- [Material shown]

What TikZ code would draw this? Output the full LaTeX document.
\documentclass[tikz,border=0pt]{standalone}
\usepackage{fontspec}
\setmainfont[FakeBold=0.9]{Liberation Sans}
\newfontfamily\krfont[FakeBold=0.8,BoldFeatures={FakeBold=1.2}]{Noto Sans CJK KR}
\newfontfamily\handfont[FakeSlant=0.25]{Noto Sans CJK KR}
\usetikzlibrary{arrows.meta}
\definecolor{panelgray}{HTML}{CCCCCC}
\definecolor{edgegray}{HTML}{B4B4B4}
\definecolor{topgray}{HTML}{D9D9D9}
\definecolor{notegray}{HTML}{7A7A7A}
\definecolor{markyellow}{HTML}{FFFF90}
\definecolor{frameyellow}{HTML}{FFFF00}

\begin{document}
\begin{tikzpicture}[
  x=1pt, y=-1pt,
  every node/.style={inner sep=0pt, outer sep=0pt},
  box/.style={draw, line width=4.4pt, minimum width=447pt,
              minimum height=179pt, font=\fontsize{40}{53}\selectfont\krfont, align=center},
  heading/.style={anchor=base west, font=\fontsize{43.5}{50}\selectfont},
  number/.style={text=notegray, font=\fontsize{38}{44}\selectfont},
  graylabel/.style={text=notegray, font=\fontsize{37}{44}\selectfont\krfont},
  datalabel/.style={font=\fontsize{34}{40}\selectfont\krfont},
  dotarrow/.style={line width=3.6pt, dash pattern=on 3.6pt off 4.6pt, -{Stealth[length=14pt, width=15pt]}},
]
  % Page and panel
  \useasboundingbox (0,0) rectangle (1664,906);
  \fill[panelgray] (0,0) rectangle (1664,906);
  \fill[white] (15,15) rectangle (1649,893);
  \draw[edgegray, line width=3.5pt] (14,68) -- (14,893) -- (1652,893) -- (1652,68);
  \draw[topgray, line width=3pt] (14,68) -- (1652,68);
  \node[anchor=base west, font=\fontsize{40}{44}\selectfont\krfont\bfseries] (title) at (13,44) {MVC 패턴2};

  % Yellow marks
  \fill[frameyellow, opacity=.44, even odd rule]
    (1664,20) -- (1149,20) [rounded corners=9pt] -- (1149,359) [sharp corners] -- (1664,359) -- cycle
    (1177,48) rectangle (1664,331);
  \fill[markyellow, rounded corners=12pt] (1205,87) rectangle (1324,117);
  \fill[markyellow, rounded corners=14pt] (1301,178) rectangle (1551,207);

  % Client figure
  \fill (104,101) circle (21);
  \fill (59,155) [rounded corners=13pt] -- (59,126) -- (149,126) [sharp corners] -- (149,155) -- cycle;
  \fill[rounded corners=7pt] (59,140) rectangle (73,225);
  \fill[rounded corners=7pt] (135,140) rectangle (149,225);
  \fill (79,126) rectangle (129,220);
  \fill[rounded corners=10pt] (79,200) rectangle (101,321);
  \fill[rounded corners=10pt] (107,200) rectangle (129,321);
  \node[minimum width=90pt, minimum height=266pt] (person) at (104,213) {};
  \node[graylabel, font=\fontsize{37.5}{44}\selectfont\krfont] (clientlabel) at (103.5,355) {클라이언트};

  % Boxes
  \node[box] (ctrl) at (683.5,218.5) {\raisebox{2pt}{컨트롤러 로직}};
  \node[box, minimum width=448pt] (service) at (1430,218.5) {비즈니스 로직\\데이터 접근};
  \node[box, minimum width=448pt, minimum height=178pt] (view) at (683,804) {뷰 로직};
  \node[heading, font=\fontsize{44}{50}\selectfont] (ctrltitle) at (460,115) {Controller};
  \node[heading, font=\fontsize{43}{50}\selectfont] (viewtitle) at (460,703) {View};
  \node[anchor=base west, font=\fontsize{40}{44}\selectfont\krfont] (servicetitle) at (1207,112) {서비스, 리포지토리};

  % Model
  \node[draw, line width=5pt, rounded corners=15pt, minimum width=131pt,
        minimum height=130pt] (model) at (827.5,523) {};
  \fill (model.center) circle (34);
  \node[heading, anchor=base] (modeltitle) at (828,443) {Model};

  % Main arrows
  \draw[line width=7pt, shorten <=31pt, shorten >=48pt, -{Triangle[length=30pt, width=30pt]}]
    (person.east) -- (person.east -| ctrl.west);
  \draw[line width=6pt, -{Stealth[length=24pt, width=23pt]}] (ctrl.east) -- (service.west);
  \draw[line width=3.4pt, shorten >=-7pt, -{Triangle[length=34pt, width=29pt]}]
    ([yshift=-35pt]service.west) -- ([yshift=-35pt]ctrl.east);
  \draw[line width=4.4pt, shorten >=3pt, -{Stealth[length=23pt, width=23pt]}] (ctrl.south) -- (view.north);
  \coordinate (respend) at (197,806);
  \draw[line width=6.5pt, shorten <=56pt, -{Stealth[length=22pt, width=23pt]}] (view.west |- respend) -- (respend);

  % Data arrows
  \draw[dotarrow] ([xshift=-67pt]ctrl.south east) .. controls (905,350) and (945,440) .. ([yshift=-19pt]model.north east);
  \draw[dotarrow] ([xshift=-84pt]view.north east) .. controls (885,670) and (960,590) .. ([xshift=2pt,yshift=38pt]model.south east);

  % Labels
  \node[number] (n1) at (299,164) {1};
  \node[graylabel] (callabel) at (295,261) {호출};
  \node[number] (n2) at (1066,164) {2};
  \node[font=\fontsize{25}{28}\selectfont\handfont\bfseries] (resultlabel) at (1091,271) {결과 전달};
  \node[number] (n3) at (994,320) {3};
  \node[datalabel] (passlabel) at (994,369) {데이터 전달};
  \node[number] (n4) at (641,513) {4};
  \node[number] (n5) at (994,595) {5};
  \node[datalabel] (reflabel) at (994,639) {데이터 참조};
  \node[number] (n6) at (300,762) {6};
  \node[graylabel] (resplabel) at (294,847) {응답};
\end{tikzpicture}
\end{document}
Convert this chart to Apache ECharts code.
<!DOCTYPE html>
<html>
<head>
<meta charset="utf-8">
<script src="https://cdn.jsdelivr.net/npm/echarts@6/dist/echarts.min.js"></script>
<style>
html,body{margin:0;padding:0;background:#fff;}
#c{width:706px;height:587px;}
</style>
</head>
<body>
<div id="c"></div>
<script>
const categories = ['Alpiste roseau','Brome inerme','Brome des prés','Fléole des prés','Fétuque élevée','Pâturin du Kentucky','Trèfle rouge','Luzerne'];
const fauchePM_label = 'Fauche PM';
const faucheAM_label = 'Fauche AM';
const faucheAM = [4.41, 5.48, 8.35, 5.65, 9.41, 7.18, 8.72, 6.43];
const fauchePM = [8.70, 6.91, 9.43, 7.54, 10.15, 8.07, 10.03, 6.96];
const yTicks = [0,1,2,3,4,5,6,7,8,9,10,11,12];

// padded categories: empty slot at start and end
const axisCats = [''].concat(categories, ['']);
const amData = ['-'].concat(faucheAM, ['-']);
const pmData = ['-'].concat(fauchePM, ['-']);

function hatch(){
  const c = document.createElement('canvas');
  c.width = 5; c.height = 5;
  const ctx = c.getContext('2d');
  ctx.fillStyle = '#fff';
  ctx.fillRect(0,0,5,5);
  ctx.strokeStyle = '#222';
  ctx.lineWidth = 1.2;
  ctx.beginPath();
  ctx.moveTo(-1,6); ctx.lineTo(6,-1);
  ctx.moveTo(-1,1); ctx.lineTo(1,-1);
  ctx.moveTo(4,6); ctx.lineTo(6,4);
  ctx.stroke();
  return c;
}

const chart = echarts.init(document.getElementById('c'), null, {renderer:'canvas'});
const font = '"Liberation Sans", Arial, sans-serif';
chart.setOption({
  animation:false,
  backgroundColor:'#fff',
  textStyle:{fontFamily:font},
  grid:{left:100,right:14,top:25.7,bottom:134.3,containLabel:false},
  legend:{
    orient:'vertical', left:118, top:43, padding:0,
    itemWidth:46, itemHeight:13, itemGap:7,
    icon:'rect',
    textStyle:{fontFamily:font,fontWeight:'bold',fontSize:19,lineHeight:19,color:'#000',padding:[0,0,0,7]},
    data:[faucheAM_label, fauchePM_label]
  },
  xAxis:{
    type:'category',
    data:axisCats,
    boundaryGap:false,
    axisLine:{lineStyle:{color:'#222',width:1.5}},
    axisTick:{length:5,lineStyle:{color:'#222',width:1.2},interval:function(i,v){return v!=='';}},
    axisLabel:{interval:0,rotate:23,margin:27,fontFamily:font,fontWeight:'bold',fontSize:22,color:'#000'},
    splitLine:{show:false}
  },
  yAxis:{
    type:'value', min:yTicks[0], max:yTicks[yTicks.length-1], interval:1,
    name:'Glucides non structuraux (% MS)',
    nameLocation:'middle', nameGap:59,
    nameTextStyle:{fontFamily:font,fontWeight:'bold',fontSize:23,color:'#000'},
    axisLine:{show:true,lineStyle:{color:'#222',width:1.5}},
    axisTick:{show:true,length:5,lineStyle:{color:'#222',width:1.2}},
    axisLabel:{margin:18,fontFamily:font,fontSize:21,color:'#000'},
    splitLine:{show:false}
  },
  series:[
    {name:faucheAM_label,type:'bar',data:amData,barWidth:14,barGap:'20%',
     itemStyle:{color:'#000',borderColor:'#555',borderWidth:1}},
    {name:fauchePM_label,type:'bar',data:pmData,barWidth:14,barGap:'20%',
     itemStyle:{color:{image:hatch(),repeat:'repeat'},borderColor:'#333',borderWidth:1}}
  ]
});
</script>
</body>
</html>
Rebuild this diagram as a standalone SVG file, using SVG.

- [Short task] Without changing anything, quote the lines from the top of the data to the line that contains "(1301,178) rectangle (1551,207);", including that line.

- [Worked answer]
What TikZ code would draw this? Output the full LaTeX document.
\documentclass[tikz,border=0pt]{standalone}
\usepackage{fontspec}
\setmainfont[FakeBold=0.9]{Liberation Sans}
\newfontfamily\krfont[FakeBold=0.8,BoldFeatures={FakeBold=1.2}]{Noto Sans CJK KR}
\newfontfamily\handfont[FakeSlant=0.25]{Noto Sans CJK KR}
\usetikzlibrary{arrows.meta}
\definecolor{panelgray}{HTML}{CCCCCC}
\definecolor{edgegray}{HTML}{B4B4B4}
\definecolor{topgray}{HTML}{D9D9D9}
\definecolor{notegray}{HTML}{7A7A7A}
\definecolor{markyellow}{HTML}{FFFF90}
\definecolor{frameyellow}{HTML}{FFFF00}

\begin{document}
\begin{tikzpicture}[
  x=1pt, y=-1pt,
  every node/.style={inner sep=0pt, outer sep=0pt},
  box/.style={draw, line width=4.4pt, minimum width=447pt,
              minimum height=179pt, font=\fontsize{40}{53}\selectfont\krfont, align=center},
  heading/.style={anchor=base west, font=\fontsize{43.5}{50}\selectfont},
  number/.style={text=notegray, font=\fontsize{38}{44}\selectfont},
  graylabel/.style={text=notegray, font=\fontsize{37}{44}\selectfont\krfont},
  datalabel/.style={font=\fontsize{34}{40}\selectfont\krfont},
  dotarrow/.style={line width=3.6pt, dash pattern=on 3.6pt off 4.6pt, -{Stealth[length=14pt, width=15pt]}},
]
  % Page and panel
  \useasboundingbox (0,0) rectangle (1664,906);
  \fill[panelgray] (0,0) rectangle (1664,906);
  \fill[white] (15,15) rectangle (1649,893);
  \draw[edgegray, line width=3.5pt] (14,68) -- (14,893) -- (1652,893) -- (1652,68);
  \draw[topgray, line width=3pt] (14,68) -- (1652,68);
  \node[anchor=base west, font=\fontsize{40}{44}\selectfont\krfont\bfseries] (title) at (13,44) {MVC 패턴2};

  % Yellow marks
  \fill[frameyellow, opacity=.44, even odd rule]
    (1664,20) -- (1149,20) [rounded corners=9pt] -- (1149,359) [sharp corners] -- (1664,359) -- cycle
    (1177,48) rectangle (1664,331);
  \fill[markyellow, rounded corners=12pt] (1205,87) rectangle (1324,117);
  \fill[markyellow, rounded corners=14pt] (1301,178) rectangle (1551,207);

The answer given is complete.